Mental Health (Wales) Measure 2010
- National Assembly for Wales
- Long title: A Measure of the National Assembly for Wales to make provision about primary mental health support services; the coordination of and planning for secondary mental health services; assessments of the needs of former users of secondary mental health services; independent advocacy for persons detained under the Mental Health Act 1983 and other persons who are receiving in-patient hospital treatment for mental health; and for connected purposes.
- Citation: 2010 nawm 7
- Introduced by: Edwina Hart AM

Dates
- Royal approval: 15 December 2010

Status: Current legislation

History of passage through the Assembly

Text of statute as originally enacted

Text of the Mental Health (Wales) Measure 2010 as in force today (including any amendments) within the United Kingdom, from legislation.gov.uk.

= Mental Health (Wales) Measure 2010 =

The Mental Health (Wales) Measure 2010 (nawm 7) (Mesur Iechyd Meddwl (Cymru) 2010) is a piece of legislation introduced to Wales by Health Minister Edwina Hart for both Health and Social Services. The measure was passed by the National Assembly for Wales on 2 November 2010.

The measure is made up of six parts, aiming to ensure that mental health services support people's individual needs.

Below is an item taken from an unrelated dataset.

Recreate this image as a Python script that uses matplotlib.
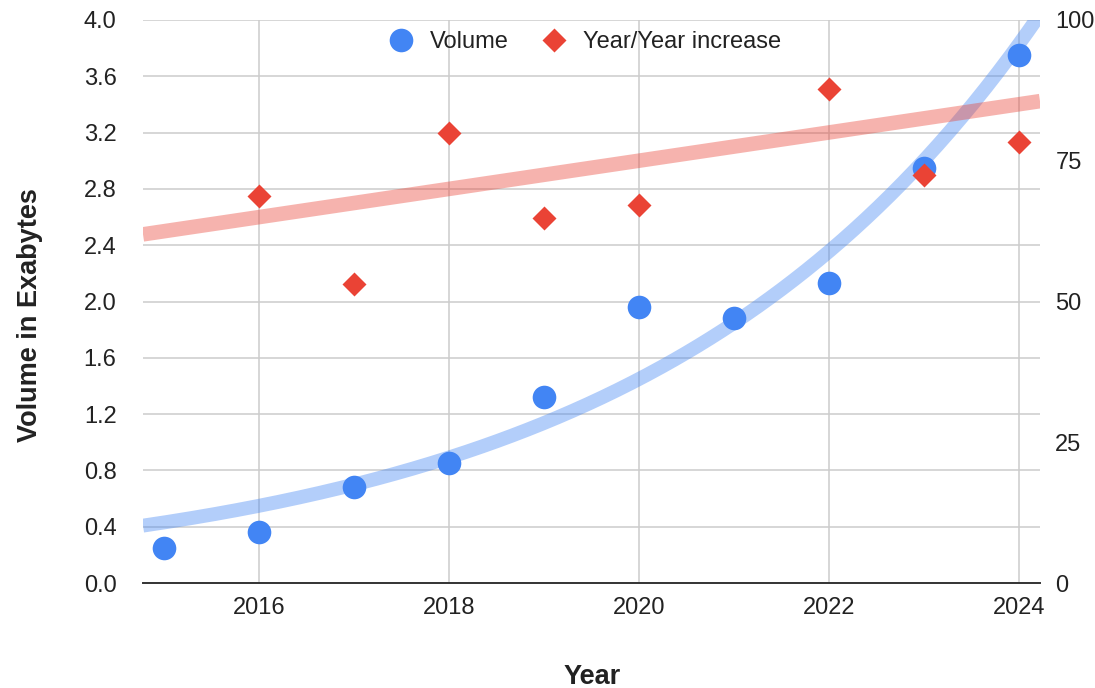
import numpy as np
import matplotlib
matplotlib.use("Agg")
from matplotlib import pyplot as plt
from matplotlib.lines import Line2D

plt.rcParams['font.family'] = ['Liberation Sans', 'DejaVu Sans']

# yearly data volume and growth over the previous year
years = [2015, 2016, 2017, 2018, 2019, 2020, 2021, 2022, 2023, 2024]
volume = [0.25, 0.36, 0.68, 0.85, 1.32, 1.96, 1.88, 2.13, 2.95, 3.75]

yoy_years = [2016, 2017, 2018, 2019, 2020, 2021, 2022, 2023, 2024]
yoy_increase = [68.7, 53.1, 79.9, 64.8, 67.1, 103.0, 87.7, 72.5, 78.3]

# exponential trend for volume: start * exp(rate * (year - 2015))
volume_trend_start = 0.43
volume_trend_rate = 0.243

left_ticks = np.arange(0, 4.01, 0.4)
right_ticks = [0, 25, 50, 75, 100]
x_ticks = [2016, 2018, 2020, 2022, 2024]

blue = '#4285F4'
red = '#EA4335'
text_col = '#222222'

fig = plt.figure(figsize=(10.95, 6.88), dpi=100)
ax = fig.add_axes([143 / 1095, 1 - 583 / 688, 897 / 1095, 563 / 688])
ax2 = ax.twinx()

xlim = (2014.78, 2024.22)
xs = np.linspace(xlim[0], xlim[1], 300)

# volume on the left axis
ax.plot(xs, volume_trend_start * np.exp(volume_trend_rate * (xs - 2015)),
        color=blue, alpha=0.4, lw=10, solid_capstyle='butt', zorder=2)
ax.plot(years, volume, 'o', color=blue, ms=17, mec='none', zorder=3)

# year/year increase on the right axis, with a linear trend
coef = np.polyfit(yoy_years, yoy_increase, 1)
ax2.plot(xs, np.polyval(coef, xs), color=red, alpha=0.4, lw=10.5,
         solid_capstyle='butt', zorder=2)
ax2.plot(yoy_years, yoy_increase, 'D', color=red, ms=11.8, mec='none', zorder=3)

ax.set_xlim(*xlim)
ax.set_ylim(0, 4.0)
ax2.set_ylim(0, 100)

ax.set_yticks(left_ticks)
ax.set_yticklabels([f'{v:.1f}' for v in left_ticks])
ax.set_xticks(x_ticks)
ax2.set_yticks(right_ticks)

ax.grid(True, color='#cccccc', lw=1.1)
ax.set_axisbelow(True)
for a in (ax, ax2):
    for side in ('top', 'right', 'left', 'bottom'):
        a.spines[side].set_visible(False)
ax.spines['bottom'].set_visible(True)
ax.spines['bottom'].set_color('#333333')
ax.spines['bottom'].set_linewidth(1.4)
ax.spines['bottom'].set_zorder(4)

ax.tick_params(axis='y', length=0, pad=19, labelsize=17, labelcolor=text_col)
ax.tick_params(axis='x', length=0, pad=10, labelsize=17, labelcolor=text_col)
ax2.tick_params(axis='y', length=0, pad=11, labelsize=17, labelcolor=text_col)

fig.text(30 / 1095, 1 - 315 / 688, 'Volume in Exabytes', rotation=90,
         ha='center', va='center', fontsize=19.5, fontweight='bold', color=text_col)
fig.text(592 / 1095, 1 - 677 / 688, 'Year', ha='center', va='center',
         fontsize=19.5, fontweight='bold', color=text_col)

handles = [
    Line2D([], [], ls='none', marker='o', color=blue, ms=17, mec='none'),
    Line2D([], [], ls='none', marker='D', color=red, ms=11.8, mec='none'),
]
ax2.legend(handles, ['Volume', 'Year/Year increase'], loc='center',
           bbox_to_anchor=(0.493, (583 - 42) / 563), ncol=2, frameon=False,
           fontsize=17, handlelength=1.0, handletextpad=0.75, columnspacing=1.4,
           labelcolor=text_col)

fig.savefig('out.png', dpi=100)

The measure placed new legal duties on Local Health Boards and local authorities, including:

- Ensuring more mental health services are available within primary care
- That all people who receive secondary mental health services have the right to have a Care and Treatment Plan
- Give all adults who are discharged from secondary mental health services the right to refer themselves back to those services
- Offering every in-patient access to the help of an independent mental health advocate.

==Impact==
In July 2021, Mind Cymru began researching the impact of the Mental Health (Wales) Measure. They collected data through Freedom of Information
requests, StatsWales, and interviews with adults who had experience of trying to access mental health support in Wales.

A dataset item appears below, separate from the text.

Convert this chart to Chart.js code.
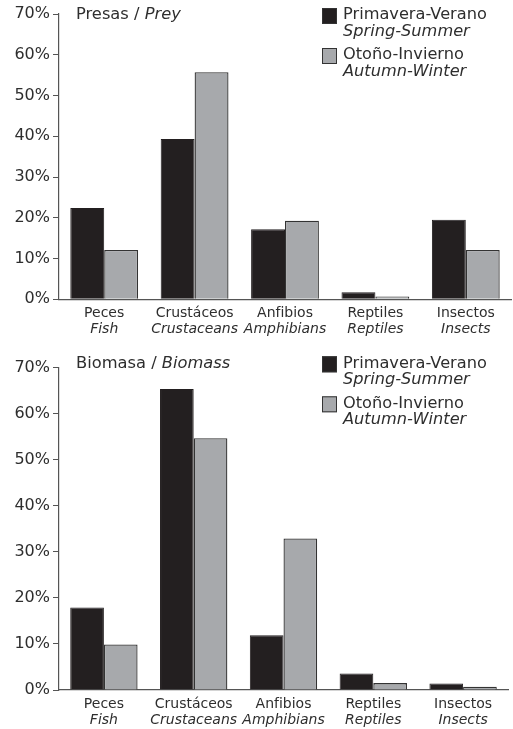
<!DOCTYPE html>
<html lang="es">
<head>
    <meta charset="UTF-8">
    <title>Presas / Biomasa</title>
    <script src="https://cdn.jsdelivr.net/npm/chart.js"></script>
    <style>
        body { margin: 0; background: #fff; }
        .wrap { position: relative; width: 513px; height: 729px; }
        canvas { position: absolute; left: 0; }
    </style>
</head>
<body>
<div class="wrap">
    <canvas id="preyChart" width="513" height="340" style="top:0"></canvas>
    <canvas id="biomassChart" width="513" height="384" style="top:345px"></canvas>
</div>

<script>
    // Data (percent)
    const categoriesEs = ['Peces', 'Crustáceos', 'Anfibios', 'Reptiles', 'Insectos'];
    const categoriesEn = ['Fish', 'Crustaceans', 'Amphibians', 'Reptiles', 'Insects'];
    const preySpring = [22.4, 39.3, 17.2, 1.7, 19.5];
    const preyAutumn = [12.1, 55.7, 19.3, 0.7, 12.1];
    const biomassSpring = [17.9, 65.4, 11.9, 3.6, 1.4];
    const biomassAutumn = [9.9, 54.7, 32.9, 1.5, 0.7];
    const seriesEs = ['Primavera-Verano', 'Otoño-Invierno'];
    const seriesEn = ['Spring-Summer', 'Autumn-Winter'];
    const yMax = 70, yStep = 10;

    const FONT = "'DejaVu Sans', Verdana, sans-serif";
    const TEXT = '#2e2e2e';
    const DARK = '#231f20';
    const GREY = '#a7a9ac';

    // draws title, legend and two-line category labels
    const decorPlugin = {
        id: 'decor',
        afterDraw(chart, args, opts) {
            const ctx = chart.ctx;
            const x = chart.scales.x;
            ctx.save();
            ctx.fillStyle = TEXT;
            ctx.textBaseline = 'middle';

            // category labels
            ctx.textAlign = 'center';
            categoriesEs.forEach((c, i) => {
                const px = x.getPixelForValue(i);
                ctx.font = '14px ' + FONT;
                ctx.fillText(c, px, chart.chartArea.bottom + opts.labelY);
                ctx.font = 'italic 14px ' + FONT;
                ctx.fillText(categoriesEn[i], px, chart.chartArea.bottom + opts.labelY + 16);
            });

            // title
            ctx.textAlign = 'left';
            ctx.font = '16.3px ' + FONT;
            ctx.fillText(opts.titleEs + ' / ', 76, opts.top);
            const w = ctx.measureText(opts.titleEs + ' / ').width;
            ctx.font = 'italic 16.3px ' + FONT;
            ctx.fillText(opts.titleEn, 76 + w, opts.top);

            // legend
            const colors = [DARK, GREY];
            seriesEs.forEach((s, i) => {
                const y = opts.top + i * 40;
                ctx.fillStyle = colors[i];
                ctx.fillRect(322, y - 7, 15, 16);
                ctx.strokeStyle = '#333';
                ctx.lineWidth = 1;
                ctx.strokeRect(322.5, y - 6.5, 14, 15);
                ctx.fillStyle = TEXT;
                ctx.font = '16.2px ' + FONT;
                ctx.fillText(s, 343, y);
                ctx.font = 'italic 16.2px ' + FONT;
                ctx.fillText(seriesEn[i], 343, y + 16.5);
            });
            ctx.restore();
        }
    };

    function makeChart(id, spring, autumn, cfg) {
        new Chart(document.getElementById(id), {
            type: 'bar',
            data: {
                labels: categoriesEs,
                datasets: [
                    { label: seriesEs[0], data: spring, backgroundColor: DARK, borderColor: DARK, borderWidth: 1 },
                    { label: seriesEs[1], data: autumn, backgroundColor: GREY, borderColor: '#333', borderWidth: 1.3 }
                ]
            },
            options: {
                responsive: false,
                animation: false,
                layout: { padding: { top: cfg.padTop, right: cfg.padRight, bottom: 0, left: 0 } },
                datasets: { bar: { categoryPercentage: 0.75, barPercentage: 1 } },
                plugins: {
                    legend: { display: false },
                    tooltip: { enabled: false },
                    decor: { titleEs: cfg.titleEs, titleEn: cfg.titleEn, top: cfg.textTop, labelY: 14 }
                },
                scales: {
                    x: {
                        grid: { display: false },
                        border: { display: true, color: '#555', width: 1.2 },
                        ticks: { display: false },
                        afterFit(scale) { scale.height = cfg.xHeight; }
                    },
                    y: {
                        min: 0,
                        max: yMax,
                        ticks: {
                            stepSize: yStep,
                            padding: 3,
                            color: TEXT,
                            font: { family: FONT, size: 16 },
                            callback: v => v + '%'
                        },
                        grid: { drawOnChartArea: false, drawTicks: true, tickLength: 6, color: '#555' },
                        border: { display: true, color: '#555', width: 1.2 },
                        afterFit(scale) { scale.width = 59; }
                    }
                }
            },
            plugins: [decorPlugin]
        });
    }

    makeChart('preyChart', preySpring, preyAutumn, {
        titleEs: 'Presas', titleEn: 'Prey',
        padTop: 14, padRight: 2, xHeight: 40.7, textTop: 15
    });
    makeChart('biomassChart', biomassSpring, biomassAutumn, {
        titleEs: 'Biomasa', titleEn: 'Biomass',
        padTop: 22.7, padRight: 5, xHeight: 39, textTop: 18.3
    });
</script>
</body>
</html>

They found that access to primary mental health services had improved, with Local Primary mental health services (LPMHSS) carrying out an average of 40,000 assessments each year.

Waiting times for children and young people were found to be significantly longer than for adults. The target for seeing children within 28 days of a referral was not met between 2016 - 2021, with 58% of the wait list receiving an assessment sometime after the 28 days.

It was noted that for every ten adult referrals, only six assessments were carried out. This raised concerns that there are possible barriers between referral and assessment.

They found that most people receiving secondary care had valid Care and Treatment Plans, but that as many as 40% did not receive or have access to a copy of their Care and Treatment Plan. Others felt they had been given no involvement in the formation of their plan.

The measure expanded access to Independent
Mental Health Advocates, allowing many to access support they would have previously were not eligible for. The updated access allowed those who were detained under the mental health act, and voluntary patients, to access advocacy. These advocates allow patients to have their views known, and help them make decisions in their own care.